§ **What needs to be done**
Within the records that follow, restate exactly the lines from the line with "Clone this chart in Bokeh." down to the line with "etalonnage_y = [0.0, 29.4, 43.5, 54.4, 76.2]", including both. Omit the pictures.

* Start Information shown *

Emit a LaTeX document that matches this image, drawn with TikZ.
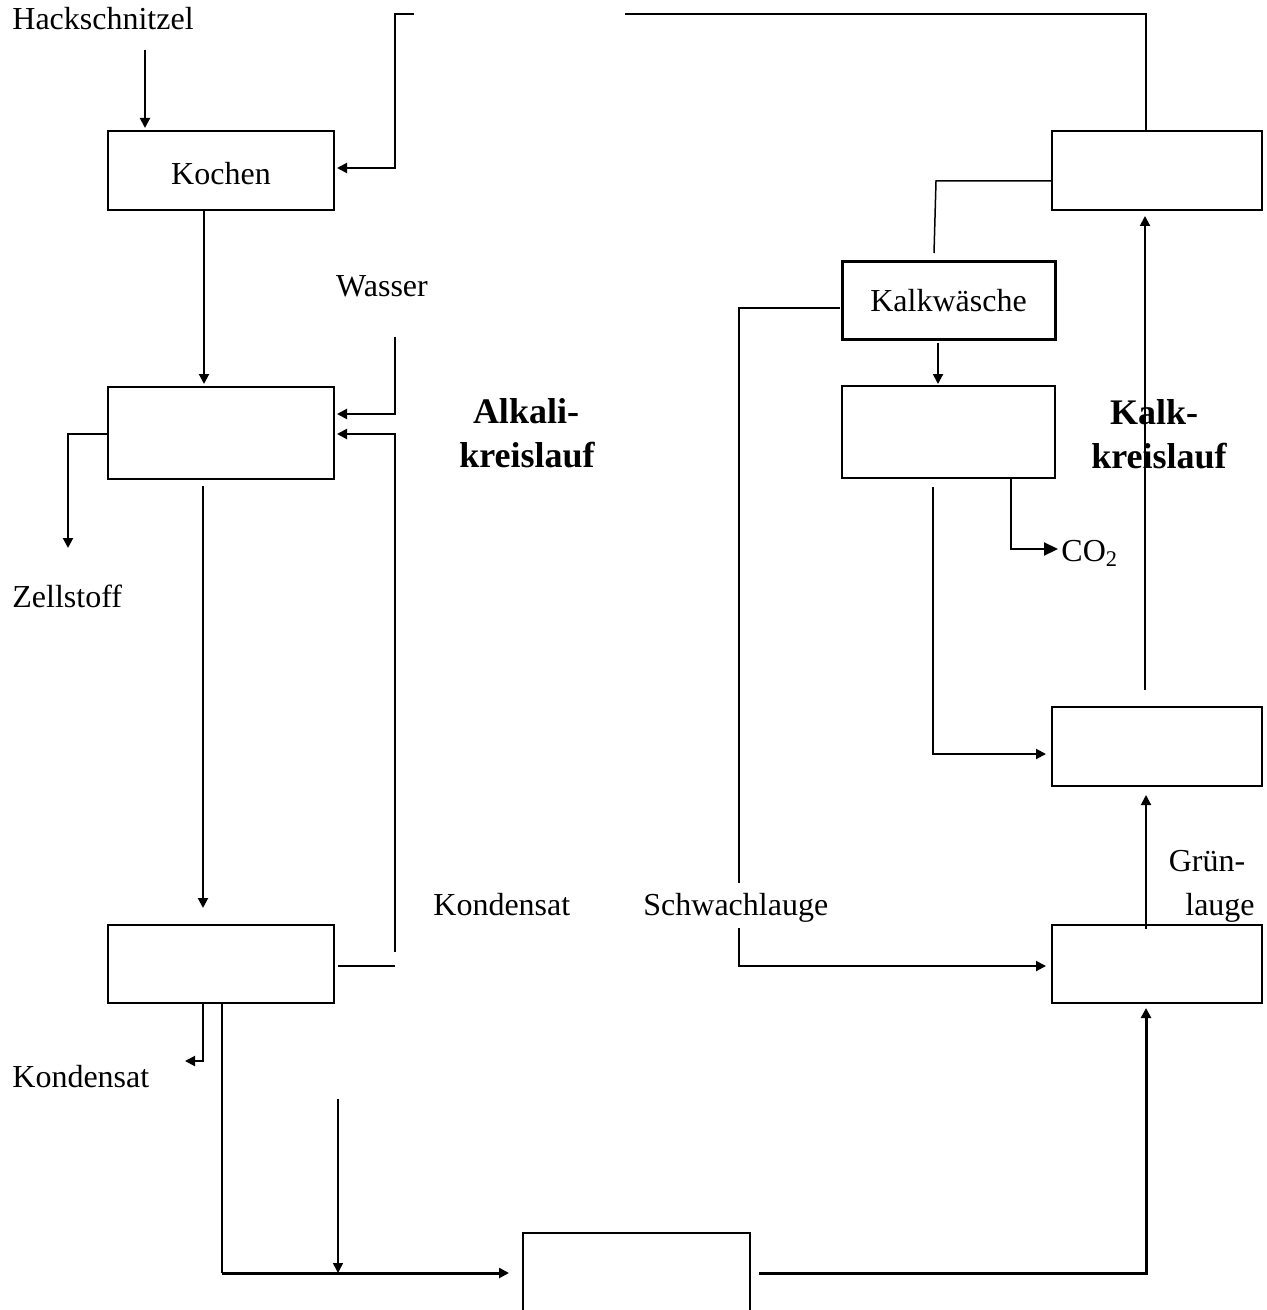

* End Information shown *
* Start Information shown *

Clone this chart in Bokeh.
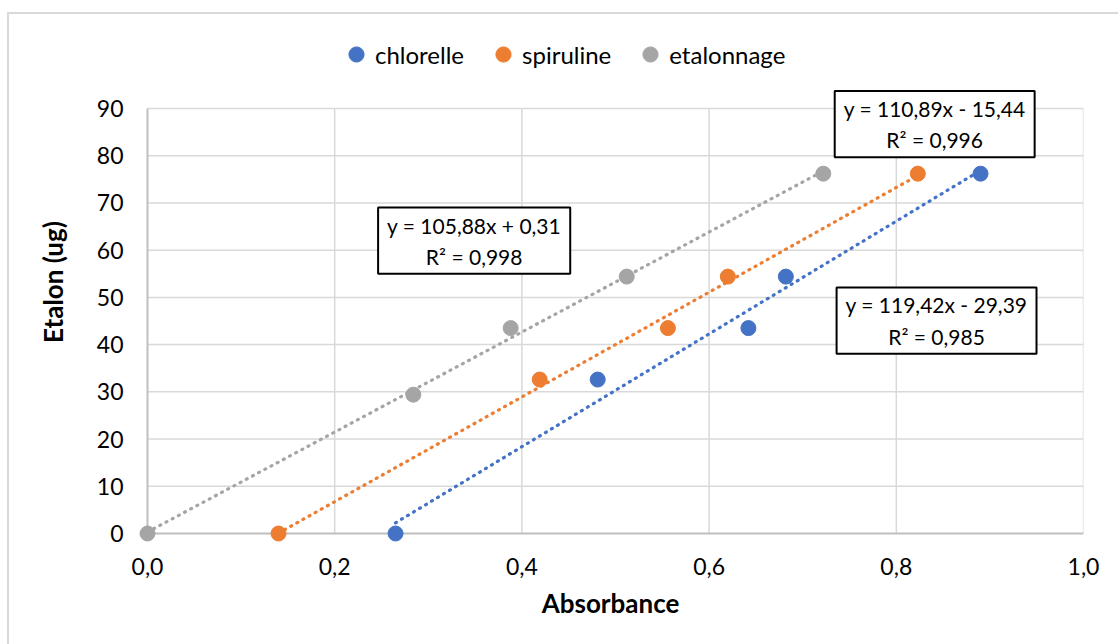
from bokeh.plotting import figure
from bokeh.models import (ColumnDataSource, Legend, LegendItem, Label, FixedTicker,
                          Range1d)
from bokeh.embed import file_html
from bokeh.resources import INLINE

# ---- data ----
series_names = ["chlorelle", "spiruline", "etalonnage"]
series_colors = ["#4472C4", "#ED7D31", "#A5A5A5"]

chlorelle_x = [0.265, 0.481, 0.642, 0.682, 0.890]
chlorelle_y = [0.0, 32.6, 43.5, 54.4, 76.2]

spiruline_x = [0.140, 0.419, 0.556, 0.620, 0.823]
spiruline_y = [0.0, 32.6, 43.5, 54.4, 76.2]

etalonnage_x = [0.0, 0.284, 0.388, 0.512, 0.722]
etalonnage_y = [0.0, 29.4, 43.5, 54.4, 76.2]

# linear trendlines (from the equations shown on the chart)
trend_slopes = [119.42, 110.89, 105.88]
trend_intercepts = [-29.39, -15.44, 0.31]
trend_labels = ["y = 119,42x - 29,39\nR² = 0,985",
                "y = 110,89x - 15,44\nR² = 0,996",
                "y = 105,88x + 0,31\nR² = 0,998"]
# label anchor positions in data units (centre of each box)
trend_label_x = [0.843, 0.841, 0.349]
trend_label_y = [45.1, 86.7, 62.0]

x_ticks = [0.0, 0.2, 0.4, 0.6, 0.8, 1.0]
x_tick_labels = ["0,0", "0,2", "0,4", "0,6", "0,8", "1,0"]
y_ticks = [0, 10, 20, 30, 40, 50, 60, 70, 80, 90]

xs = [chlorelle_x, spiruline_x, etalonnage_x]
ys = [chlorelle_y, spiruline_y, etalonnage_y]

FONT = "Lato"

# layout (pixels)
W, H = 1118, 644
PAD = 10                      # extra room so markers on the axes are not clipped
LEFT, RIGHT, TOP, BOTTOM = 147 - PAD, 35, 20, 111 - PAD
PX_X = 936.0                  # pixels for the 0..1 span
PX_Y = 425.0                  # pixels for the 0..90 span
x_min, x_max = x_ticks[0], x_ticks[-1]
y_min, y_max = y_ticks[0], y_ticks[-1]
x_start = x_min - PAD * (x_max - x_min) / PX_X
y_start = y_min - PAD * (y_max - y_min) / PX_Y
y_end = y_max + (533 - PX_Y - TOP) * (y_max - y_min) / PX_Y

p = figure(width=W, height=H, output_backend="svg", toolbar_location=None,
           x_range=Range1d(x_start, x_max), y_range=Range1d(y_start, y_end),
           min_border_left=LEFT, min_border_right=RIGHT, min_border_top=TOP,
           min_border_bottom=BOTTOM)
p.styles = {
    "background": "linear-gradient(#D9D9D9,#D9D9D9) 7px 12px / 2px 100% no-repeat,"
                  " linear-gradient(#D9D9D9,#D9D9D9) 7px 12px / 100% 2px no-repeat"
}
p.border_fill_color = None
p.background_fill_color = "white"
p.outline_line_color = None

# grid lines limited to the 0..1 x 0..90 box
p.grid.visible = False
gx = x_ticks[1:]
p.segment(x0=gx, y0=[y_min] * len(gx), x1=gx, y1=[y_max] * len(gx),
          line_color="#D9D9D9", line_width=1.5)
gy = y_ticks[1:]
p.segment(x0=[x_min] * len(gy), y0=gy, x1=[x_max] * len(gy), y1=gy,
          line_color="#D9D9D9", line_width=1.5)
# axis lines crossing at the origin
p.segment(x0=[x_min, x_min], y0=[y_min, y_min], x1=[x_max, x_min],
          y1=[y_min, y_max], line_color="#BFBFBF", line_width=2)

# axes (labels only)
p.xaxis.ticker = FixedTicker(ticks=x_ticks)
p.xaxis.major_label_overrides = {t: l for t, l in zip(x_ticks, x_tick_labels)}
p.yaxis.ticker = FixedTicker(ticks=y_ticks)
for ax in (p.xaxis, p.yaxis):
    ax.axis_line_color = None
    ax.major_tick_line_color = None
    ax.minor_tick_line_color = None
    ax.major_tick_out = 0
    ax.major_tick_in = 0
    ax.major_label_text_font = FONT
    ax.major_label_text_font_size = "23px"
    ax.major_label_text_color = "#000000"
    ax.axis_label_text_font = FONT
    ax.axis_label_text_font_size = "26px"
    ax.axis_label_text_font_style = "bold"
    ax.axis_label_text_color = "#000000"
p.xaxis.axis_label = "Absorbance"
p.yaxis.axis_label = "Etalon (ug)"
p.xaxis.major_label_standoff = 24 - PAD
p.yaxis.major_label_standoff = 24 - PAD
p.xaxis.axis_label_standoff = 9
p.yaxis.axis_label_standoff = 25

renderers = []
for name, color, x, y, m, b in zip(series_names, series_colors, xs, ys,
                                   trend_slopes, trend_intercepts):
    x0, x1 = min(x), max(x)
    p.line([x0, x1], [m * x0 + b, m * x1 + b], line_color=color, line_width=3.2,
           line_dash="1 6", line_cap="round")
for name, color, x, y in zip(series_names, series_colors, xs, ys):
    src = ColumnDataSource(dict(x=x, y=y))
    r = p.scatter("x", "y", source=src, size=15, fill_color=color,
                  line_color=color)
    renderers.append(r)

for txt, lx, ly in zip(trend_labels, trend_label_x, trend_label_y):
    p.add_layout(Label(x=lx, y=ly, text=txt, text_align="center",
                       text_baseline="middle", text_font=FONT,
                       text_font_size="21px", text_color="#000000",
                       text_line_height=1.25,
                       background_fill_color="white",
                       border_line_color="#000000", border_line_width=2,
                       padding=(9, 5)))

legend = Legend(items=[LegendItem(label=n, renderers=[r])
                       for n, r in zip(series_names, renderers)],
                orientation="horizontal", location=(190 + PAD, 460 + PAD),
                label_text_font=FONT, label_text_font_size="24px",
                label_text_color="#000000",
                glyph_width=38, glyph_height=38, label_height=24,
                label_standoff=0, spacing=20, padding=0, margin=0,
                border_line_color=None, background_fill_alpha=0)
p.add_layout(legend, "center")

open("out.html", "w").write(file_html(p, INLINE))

* End Information shown *

§ **Exercise solution**
Clone this chart in Bokeh.
from bokeh.plotting import figure
from bokeh.models import (ColumnDataSource, Legend, LegendItem, Label, FixedTicker,
                          Range1d)
from bokeh.embed import file_html
from bokeh.resources import INLINE

# ---- data ----
series_names = ["chlorelle", "spiruline", "etalonnage"]
series_colors = ["#4472C4", "#ED7D31", "#A5A5A5"]

chlorelle_x = [0.265, 0.481, 0.642, 0.682, 0.890]
chlorelle_y = [0.0, 32.6, 43.5, 54.4, 76.2]

spiruline_x = [0.140, 0.419, 0.556, 0.620, 0.823]
spiruline_y = [0.0, 32.6, 43.5, 54.4, 76.2]

etalonnage_x = [0.0, 0.284, 0.388, 0.512, 0.722]
etalonnage_y = [0.0, 29.4, 43.5, 54.4, 76.2]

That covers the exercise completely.